ON THE RECORD: Wicked and Cindy-Ella

By Steven Suskin
28 Dec 2003



CINDY-ELLA, or I Gotta Shoe [Must Close Saturday MCSR 3009]
It is somewhat difficult to describe Caryl Brahms and Ned Sherrin's four character musical Cindy-Ella, or I Gotta Shoe. The authors call it "the Cinderella story told as a Mammy might tell the tale of Cindy-Ella to her little girl in a tenement yard in New Orleans," to which I'll add only that it is funneled through a British sensibility.

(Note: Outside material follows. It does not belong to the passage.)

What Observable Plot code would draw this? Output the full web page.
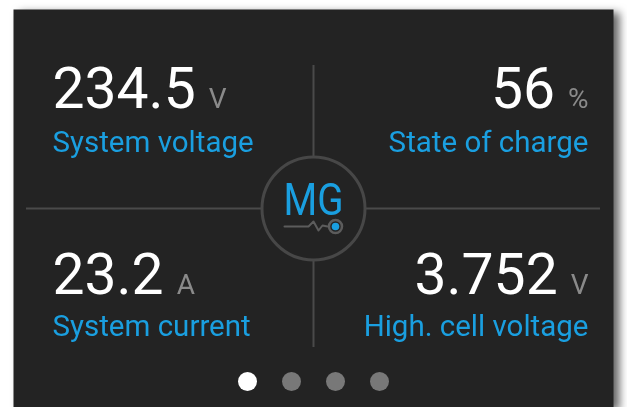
<!DOCTYPE html>
<html>
<head>
<meta charset="utf-8">
<script src="https://cdn.jsdelivr.net/npm/d3@7"></script>
<script src="https://cdn.jsdelivr.net/npm/@observablehq/plot@0.6"></script>
<style>
  html, body { margin: 0; padding: 0; background: #ffffff; }
  #chart { width: 627px; height: 407px; overflow: hidden; }
</style>
</head>
<body>
<div id="chart"></div>
<script>
// ---- data ----
const metricValues  = ["234.5", "56", "23.2", "3.752"];
const metricUnits   = ["V", "%", "A", "V"];
const metricLabels  = ["System voltage", "State of charge", "System current", "High. cell voltage"];
const metricColumns = ["left", "right", "left", "right"];
const metricRows    = ["top", "top", "bottom", "bottom"];
const logoText      = ["MG"];
const pages         = [1, 2, 3, 4];
const activePage    = 1;

// ---- layout (panel units, origin at panel centre, y grows downward) ----
const colX       = {left: -261, right: 275};
const rowValueY  = {top: -101, bottom: 85};
const rowLabelY  = {top: -57, bottom: 127};
const hDivider   = [{x1: -287, x2: 287, y: 0}];
const vDivider   = [{y1: -143, y2: 139, x: 0}];
const hub        = [{x: 0, y: 0}];
const logoTrace  = [[-29, 18], [-5, 18], [0, 13], [5, 22], [9, 17], [14, 18]];
const logoNode   = [{x: 22, y: 18}];
const pagerY     = 173;
const pagerStep  = 44;

const BLUE = "#1a9fe0";
const BG = "#232323";
const FONT = "Roboto";

const metrics = metricValues.map((v, i) => ({
  value: v, unit: metricUnits[i], label: metricLabels[i], col: metricColumns[i], row: metricRows[i]
}));

function valueText(col) {
  return Plot.text(metrics, {
    filter: d => d.col === col,
    x: d => colX[d.col], y: d => rowValueY[d.row], text: "value",
    textAnchor: col === "left" ? "start" : "end", lineAnchor: "bottom",
    fontSize: 57, fontFamily: FONT, fontWeight: 400, fill: "#ffffff"
  });
}
function labelText(col) {
  return Plot.text(metrics, {
    filter: d => d.col === col,
    x: d => colX[d.col], y: d => rowLabelY[d.row], text: "label",
    textAnchor: col === "left" ? "start" : "end", lineAnchor: "bottom",
    fontSize: 29.5, fontFamily: FONT, fontWeight: 400, fill: BLUE
  });
}

const chart = Plot.plot({
  width: 627, height: 407,
  marginLeft: 13, marginRight: 14, marginTop: 9, marginBottom: 0,
  x: {domain: [-300, 300], axis: null},
  y: {domain: [-199, 199], reverse: true, axis: null},
  color: {type: "identity"},
  style: {background: "transparent", filter: "drop-shadow(6px 3px 4px rgba(0,0,0,0.6))", overflow: "visible"},
  marks: [
    Plot.frame({fill: BG, stroke: null}),
    Plot.ruleY(hDivider, {x1: "x1", x2: "x2", y: "y", stroke: "#4a4a4a", strokeWidth: 2}),
    Plot.ruleX(vDivider, {y1: "y1", y2: "y2", x: "x", stroke: "#4a4a4a", strokeWidth: 2}),
    Plot.dot(hub, {x: "x", y: "y", r: 51.5, fill: BG, stroke: "#474747", strokeWidth: 3}),
    Plot.text(logoText, {x: () => 0, y: () => 6, text: d => d, textAnchor: "middle", lineAnchor: "bottom",
      fontSize: 44, fontFamily: FONT, fontWeight: 400, fill: BLUE}),
    Plot.line(logoTrace, {x: d => d[0], y: d => d[1], stroke: "#5c5c5c", strokeWidth: 2}),
    Plot.dot(logoNode, {x: "x", y: "y", r: 6.5, fill: "none", stroke: "#5c5c5c", strokeWidth: 2.5}),
    Plot.dot(logoNode, {x: "x", y: "y", r: 3.8, fill: BLUE}),
    valueText("left"), valueText("right"),
    labelText("left"), labelText("right"),
    Plot.dot(pages, {x: p => (p - (pages.length + 1) / 2) * pagerStep, y: () => pagerY, r: 9.5,
      fill: p => p === activePage ? "#ffffff" : "#787878"})
  ]
});

// append the small grey unit after each value; narrow the logo lettering
d3.select(chart).selectAll("text").each(function() {
  const t = this.textContent.trim();
  if (logoText.includes(t)) {
    d3.select(this).attr("textLength", 60).attr("lengthAdjust", "spacingAndGlyphs");
    return;
  }
  const m = metrics.find(d => d.value === t);
  if (!m) return;
  d3.select(this).append("tspan")
    .attr("dx", 13)
    .attr("font-size", 28)
    .attr("font-weight", 400)
    .attr("fill", "#8a8a8a")
    .text(m.unit);
});

document.getElementById("chart").appendChild(chart);
</script>
</body>
</html>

Originally performed as a Christmas play for the BBC in 1957, Cindy Ella became a novel (with illustrations by Tony Walton). Excerpts from the book were televised, with Cleo Laine and Elisabeth Welch doing the honors. This, in turn, was almost immediately transformed into a Christmas musical. Cindy-Ella opened at the Garrick on December 17, 1962, with Laine and Welch joined by Cy Grant and George Browne (and Walton providing rear projection slides).

Brahms and Sherrin wrote the script and lyrics, most of which were adapted from what the liner notes describe as "Negro music." The music is mostly traditional, with a pair of songs from musical director Peter Knight and another two from Ron Grainer (who wrote the richly romantic Robert and Elizabeth two years later). One of the new songs, "Look on Me with a Loving Eye" (Grainer-Brahms/Sherrin), is especially lovely. The uncredited musical arrangements are very good indeed, making for a delightful, unusual and intimate score with a jazzy touch.

Fanciful is the best way to describe it, I suppose. The Prince "looks just like Johnny Mathis, only with a deeper voice." And when Cindy flees the ball, she doesn't just run down the stairs. "She's running through the anteroom," we are told, and "the anteroom's connected to the rainbow room, the rainbow room's connected to the crystal room, the crystal room's connected to the hibiscus room, the hibiscus room's connected to the seven stars room and the billiard room. Plenty good rooms in that palace." This sort of cockeyed treatment might not appeal to all listeners. I find the combination of material, treatment and performance ingratiatingly droll; how it worked on stage, in 1962, I can only imagine.

Cindy-Ella is comparable, I suppose, to Once On this Island, Simply Heavenly, and perhaps The Robber Bridegroom. While I generally prefer musicals to have original scores, Cindy-Ella — thanks in good part to Cleo and Elisabeth — comes across as magical. Listen to those girls "Raise a Ruckus" or explain that "You Gotta Look Disdainful." All in all, a charming surprise.